If you have a spouse who doesn't want to talk as much as you do, the following suggestions may help:
- Read about the differences between men and women, especially as they relate to communication. These differences are a mystery to almost everyone except God, but they may help to explain why your spouse tends to be the silent type.
- Learn to not take things too personally.
- Don't overanalyze your partner. You may think you know what's behind your spouse's unwillingness to talk, but you can't read his or her mind.
- Talk about your feelings in a non-accusatory, non-blaming way. To do otherwise will only drive a reluctant talker further away, especially when it comes to discussing emotions.
- Ask your spouse what would make him feel less overwhelmed when it comes to communication. Would it help if you set aside a regular time for talking? If you waited until he decompressed after work?
- Ask your spouse for a specific, short commitment of time. Most reluctant talkers can handle a conversation if they know it won't last forever. Let your mate set the limit. You may find that it increases as he or she grows more comfortable.
- Learn each other's personality type, and how it shapes communication style. Make the process fun—a discovery of your uniqueness, not an opportunity to stereotype each other.

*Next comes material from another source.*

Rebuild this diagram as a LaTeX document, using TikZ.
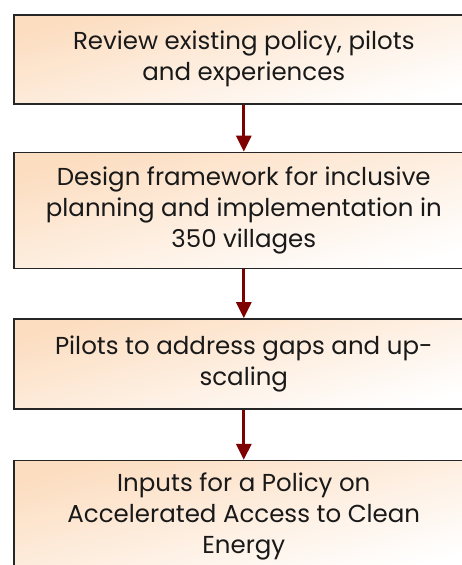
\documentclass[tikz,border=0pt]{standalone}
\usepackage{fontspec}
\setmainfont{Poppins}
\usepackage{tikz}
\usetikzlibrary{positioning,arrows.meta}
\definecolor{peach}{HTML}{FCDDC0}
\definecolor{arrowred}{HTML}{7F0000}
\tikzstyle{phase} = [draw=black!85, line width=1.6pt, rectangle, minimum width=460pt, inner sep=0pt,
  align=center, font=\fontsize{24.5}{31}\selectfont, text=black!90,
  shading=axis, top color=peach, bottom color=white, shading angle=15]
\tikzstyle{flow} = [draw=arrowred, line width=3pt, -{Triangle[length=16pt,width=15pt]}]
\tikzset{x=1pt, y=1pt, node distance=48pt}

\begin{document}
\begin{tikzpicture}
\useasboundingbox (0,0) rectangle (462,565);
\clip (0,0) rectangle (462,565);

\node[phase, minimum height=89pt, anchor=north west] (p1) at (13,551)
  {Review existing policy, pilots\\and experiences};
\node[phase, minimum height=116pt, below=47pt of p1] (p2)
  {Design framework for inclusive\\planning and implementation in\\350 villages};
\node[phase, minimum height=90pt, below=49pt of p2] (p3)
  {Pilots to address gaps and up-\\scaling};
\node[phase, minimum height=112pt, below=50pt of p3] (p4)
  {Inputs for a Policy on\\Accelerated Access to Clean\\Energy};

\draw[flow] (p1) -- (p2);
\draw[flow] (p2) -- (p3);
\draw[flow] (p3) -- (p4);
\end{tikzpicture}
\end{document}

One of the hardest things for couples to learn is to lay down their lives for each other (see John 15:13) in the mundane world of daily living (see Romans 12:1). Learning to understand the needs of a spouse who talks less or more than you do requires sacrifice. It means not demanding your rights, and loving another as you love yourself. But these are things we can do because God promises to help us by His Holy Spirit if we ask.